▶ Records supplied
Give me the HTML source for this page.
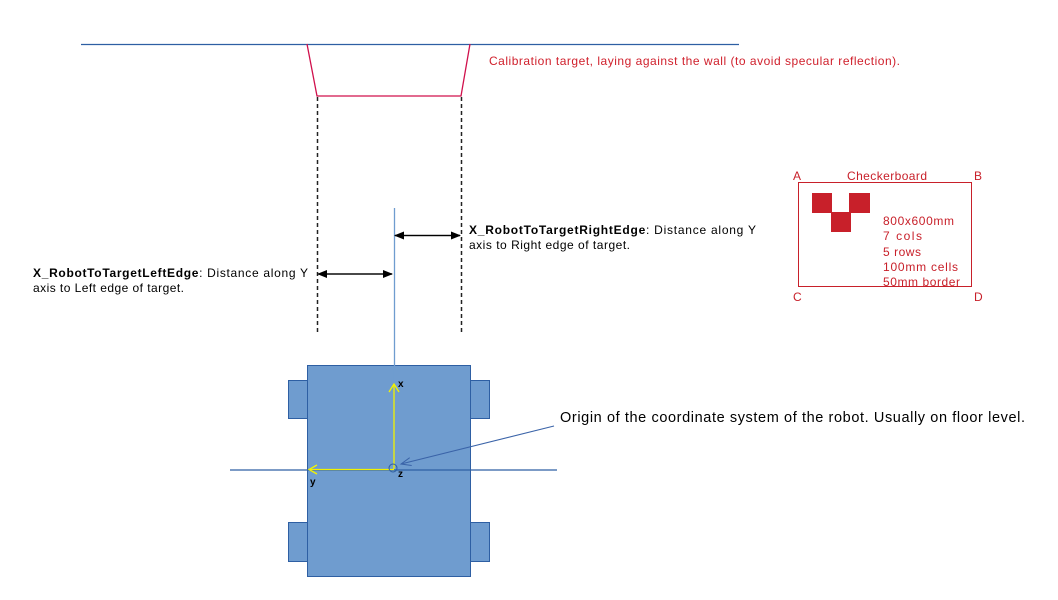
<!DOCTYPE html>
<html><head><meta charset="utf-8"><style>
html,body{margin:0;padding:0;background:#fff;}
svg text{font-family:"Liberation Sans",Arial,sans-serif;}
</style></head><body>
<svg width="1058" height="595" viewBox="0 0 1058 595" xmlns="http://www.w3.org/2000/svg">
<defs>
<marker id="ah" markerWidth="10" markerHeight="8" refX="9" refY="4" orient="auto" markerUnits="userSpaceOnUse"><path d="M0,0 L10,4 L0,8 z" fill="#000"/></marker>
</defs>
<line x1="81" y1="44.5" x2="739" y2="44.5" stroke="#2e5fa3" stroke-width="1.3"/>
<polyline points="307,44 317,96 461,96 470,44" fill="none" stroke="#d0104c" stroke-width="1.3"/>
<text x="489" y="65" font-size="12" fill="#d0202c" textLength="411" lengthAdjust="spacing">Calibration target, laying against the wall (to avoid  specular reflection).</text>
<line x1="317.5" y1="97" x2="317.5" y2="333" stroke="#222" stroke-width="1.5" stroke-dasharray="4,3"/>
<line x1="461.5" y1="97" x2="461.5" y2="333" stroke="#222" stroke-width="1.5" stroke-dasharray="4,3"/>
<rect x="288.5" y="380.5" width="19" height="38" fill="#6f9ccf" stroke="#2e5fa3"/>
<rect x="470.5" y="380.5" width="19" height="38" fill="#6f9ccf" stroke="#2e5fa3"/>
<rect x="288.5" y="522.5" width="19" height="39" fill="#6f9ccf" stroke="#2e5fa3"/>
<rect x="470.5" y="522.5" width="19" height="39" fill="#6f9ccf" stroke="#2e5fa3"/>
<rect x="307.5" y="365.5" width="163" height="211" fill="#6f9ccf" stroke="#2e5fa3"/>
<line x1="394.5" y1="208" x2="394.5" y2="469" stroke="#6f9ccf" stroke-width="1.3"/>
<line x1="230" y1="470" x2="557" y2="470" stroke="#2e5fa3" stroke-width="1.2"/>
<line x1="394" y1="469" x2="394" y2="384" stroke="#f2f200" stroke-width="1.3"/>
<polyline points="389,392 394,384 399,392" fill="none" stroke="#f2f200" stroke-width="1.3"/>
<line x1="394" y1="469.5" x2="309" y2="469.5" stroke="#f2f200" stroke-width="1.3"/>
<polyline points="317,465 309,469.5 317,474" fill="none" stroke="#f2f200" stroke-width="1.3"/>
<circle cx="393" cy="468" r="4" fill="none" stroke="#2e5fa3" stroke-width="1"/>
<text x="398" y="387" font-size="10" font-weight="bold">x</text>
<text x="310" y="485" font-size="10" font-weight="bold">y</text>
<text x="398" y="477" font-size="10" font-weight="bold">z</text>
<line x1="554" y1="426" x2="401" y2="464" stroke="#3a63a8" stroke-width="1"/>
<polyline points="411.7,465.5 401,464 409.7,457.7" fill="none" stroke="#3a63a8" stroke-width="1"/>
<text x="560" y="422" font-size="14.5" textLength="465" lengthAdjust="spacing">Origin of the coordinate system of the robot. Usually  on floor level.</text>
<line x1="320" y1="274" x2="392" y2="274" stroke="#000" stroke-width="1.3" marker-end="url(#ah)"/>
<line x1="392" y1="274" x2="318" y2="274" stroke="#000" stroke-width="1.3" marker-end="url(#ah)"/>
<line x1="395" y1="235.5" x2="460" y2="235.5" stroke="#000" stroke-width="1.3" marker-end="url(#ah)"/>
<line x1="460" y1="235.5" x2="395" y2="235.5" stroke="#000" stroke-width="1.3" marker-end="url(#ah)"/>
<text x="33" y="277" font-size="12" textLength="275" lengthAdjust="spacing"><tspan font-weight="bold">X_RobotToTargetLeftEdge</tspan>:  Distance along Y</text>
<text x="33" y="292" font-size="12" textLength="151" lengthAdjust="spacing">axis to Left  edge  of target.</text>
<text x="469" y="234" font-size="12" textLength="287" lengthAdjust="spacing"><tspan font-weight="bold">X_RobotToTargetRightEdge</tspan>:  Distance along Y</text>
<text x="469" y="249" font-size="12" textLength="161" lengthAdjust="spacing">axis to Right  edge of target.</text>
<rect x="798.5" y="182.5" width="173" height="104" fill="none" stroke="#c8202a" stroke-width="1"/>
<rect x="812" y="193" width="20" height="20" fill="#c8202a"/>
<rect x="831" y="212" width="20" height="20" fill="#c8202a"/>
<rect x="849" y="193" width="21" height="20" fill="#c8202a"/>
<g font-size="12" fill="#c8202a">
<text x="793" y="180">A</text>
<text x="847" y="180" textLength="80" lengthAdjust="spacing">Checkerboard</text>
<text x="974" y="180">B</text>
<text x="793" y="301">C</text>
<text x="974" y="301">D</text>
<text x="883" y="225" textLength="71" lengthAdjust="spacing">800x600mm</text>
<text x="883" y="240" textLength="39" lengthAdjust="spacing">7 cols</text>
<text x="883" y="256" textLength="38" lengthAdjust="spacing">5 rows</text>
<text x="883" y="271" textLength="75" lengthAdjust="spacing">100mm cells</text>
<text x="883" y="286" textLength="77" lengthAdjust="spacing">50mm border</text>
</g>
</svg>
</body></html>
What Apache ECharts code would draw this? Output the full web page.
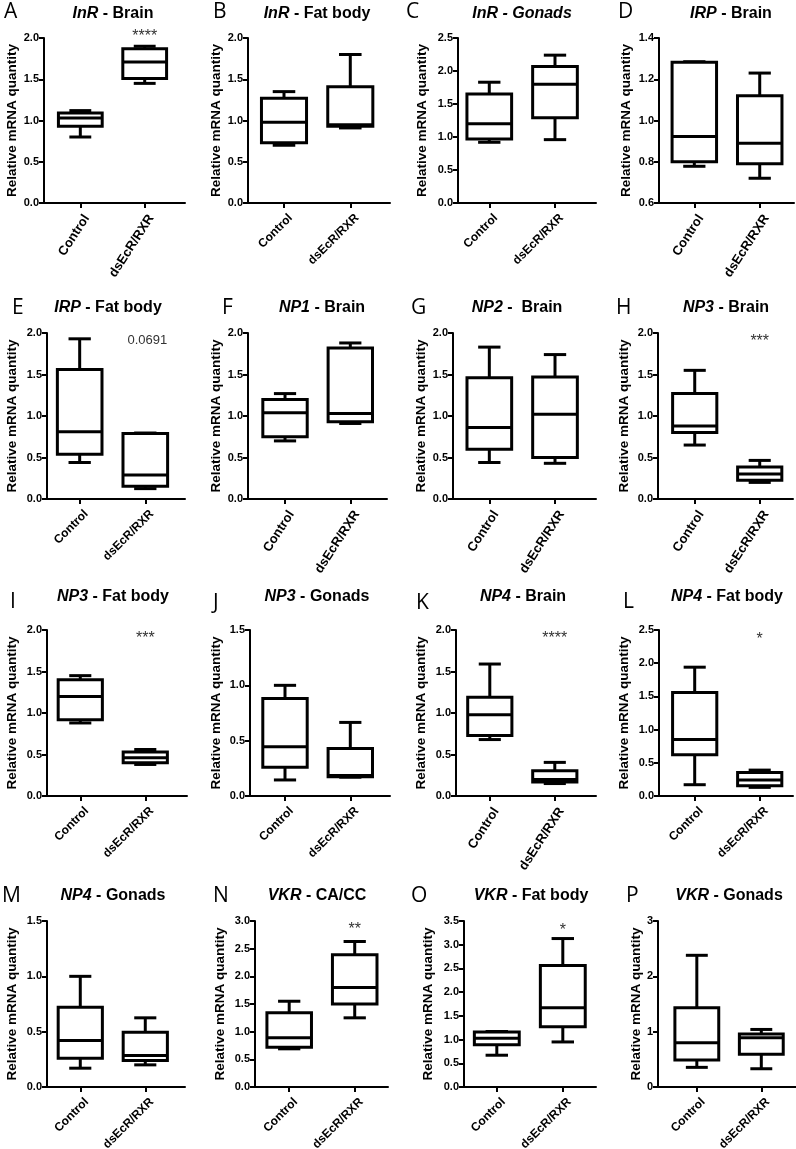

▶ Problem requirements
Except for the pictures, reproduce every line exactly.

▶ The result
Give me the HTML source for this page.
<!DOCTYPE html>
<html><head><meta charset="utf-8"><style>
html,body{margin:0;padding:0;background:#fff;}
svg text{font-family:"Liberation Sans",Arial,sans-serif;}
</style></head><body>
<svg width="1058" height="595" viewBox="0 0 1058 595" xmlns="http://www.w3.org/2000/svg">
<defs>
<marker id="ah" markerWidth="10" markerHeight="8" refX="9" refY="4" orient="auto" markerUnits="userSpaceOnUse"><path d="M0,0 L10,4 L0,8 z" fill="#000"/></marker>
</defs>
<line x1="81" y1="44.5" x2="739" y2="44.5" stroke="#2e5fa3" stroke-width="1.3"/>
<polyline points="307,44 317,96 461,96 470,44" fill="none" stroke="#d0104c" stroke-width="1.3"/>
<text x="489" y="65" font-size="12" fill="#d0202c" textLength="411" lengthAdjust="spacing">Calibration target, laying against the wall (to avoid  specular reflection).</text>
<line x1="317.5" y1="97" x2="317.5" y2="333" stroke="#222" stroke-width="1.5" stroke-dasharray="4,3"/>
<line x1="461.5" y1="97" x2="461.5" y2="333" stroke="#222" stroke-width="1.5" stroke-dasharray="4,3"/>
<rect x="288.5" y="380.5" width="19" height="38" fill="#6f9ccf" stroke="#2e5fa3"/>
<rect x="470.5" y="380.5" width="19" height="38" fill="#6f9ccf" stroke="#2e5fa3"/>
<rect x="288.5" y="522.5" width="19" height="39" fill="#6f9ccf" stroke="#2e5fa3"/>
<rect x="470.5" y="522.5" width="19" height="39" fill="#6f9ccf" stroke="#2e5fa3"/>
<rect x="307.5" y="365.5" width="163" height="211" fill="#6f9ccf" stroke="#2e5fa3"/>
<line x1="394.5" y1="208" x2="394.5" y2="469" stroke="#6f9ccf" stroke-width="1.3"/>
<line x1="230" y1="470" x2="557" y2="470" stroke="#2e5fa3" stroke-width="1.2"/>
<line x1="394" y1="469" x2="394" y2="384" stroke="#f2f200" stroke-width="1.3"/>
<polyline points="389,392 394,384 399,392" fill="none" stroke="#f2f200" stroke-width="1.3"/>
<line x1="394" y1="469.5" x2="309" y2="469.5" stroke="#f2f200" stroke-width="1.3"/>
<polyline points="317,465 309,469.5 317,474" fill="none" stroke="#f2f200" stroke-width="1.3"/>
<circle cx="393" cy="468" r="4" fill="none" stroke="#2e5fa3" stroke-width="1"/>
<text x="398" y="387" font-size="10" font-weight="bold">x</text>
<text x="310" y="485" font-size="10" font-weight="bold">y</text>
<text x="398" y="477" font-size="10" font-weight="bold">z</text>
<line x1="554" y1="426" x2="401" y2="464" stroke="#3a63a8" stroke-width="1"/>
<polyline points="411.7,465.5 401,464 409.7,457.7" fill="none" stroke="#3a63a8" stroke-width="1"/>
<text x="560" y="422" font-size="14.5" textLength="465" lengthAdjust="spacing">Origin of the coordinate system of the robot. Usually  on floor level.</text>
<line x1="320" y1="274" x2="392" y2="274" stroke="#000" stroke-width="1.3" marker-end="url(#ah)"/>
<line x1="392" y1="274" x2="318" y2="274" stroke="#000" stroke-width="1.3" marker-end="url(#ah)"/>
<line x1="395" y1="235.5" x2="460" y2="235.5" stroke="#000" stroke-width="1.3" marker-end="url(#ah)"/>
<line x1="460" y1="235.5" x2="395" y2="235.5" stroke="#000" stroke-width="1.3" marker-end="url(#ah)"/>
<text x="33" y="277" font-size="12" textLength="275" lengthAdjust="spacing"><tspan font-weight="bold">X_RobotToTargetLeftEdge</tspan>:  Distance along Y</text>
<text x="33" y="292" font-size="12" textLength="151" lengthAdjust="spacing">axis to Left  edge  of target.</text>
<text x="469" y="234" font-size="12" textLength="287" lengthAdjust="spacing"><tspan font-weight="bold">X_RobotToTargetRightEdge</tspan>:  Distance along Y</text>
<text x="469" y="249" font-size="12" textLength="161" lengthAdjust="spacing">axis to Right  edge of target.</text>
<rect x="798.5" y="182.5" width="173" height="104" fill="none" stroke="#c8202a" stroke-width="1"/>
<rect x="812" y="193" width="20" height="20" fill="#c8202a"/>
<rect x="831" y="212" width="20" height="20" fill="#c8202a"/>
<rect x="849" y="193" width="21" height="20" fill="#c8202a"/>
<g font-size="12" fill="#c8202a">
<text x="793" y="180">A</text>
<text x="847" y="180" textLength="80" lengthAdjust="spacing">Checkerboard</text>
<text x="974" y="180">B</text>
<text x="793" y="301">C</text>
<text x="974" y="301">D</text>
<text x="883" y="225" textLength="71" lengthAdjust="spacing">800x600mm</text>
<text x="883" y="240" textLength="39" lengthAdjust="spacing">7 cols</text>
<text x="883" y="256" textLength="38" lengthAdjust="spacing">5 rows</text>
<text x="883" y="271" textLength="75" lengthAdjust="spacing">100mm cells</text>
<text x="883" y="286" textLength="77" lengthAdjust="spacing">50mm border</text>
</g>
</svg>
</body></html>
What Apache ECharts code would draw this? Output the full web page.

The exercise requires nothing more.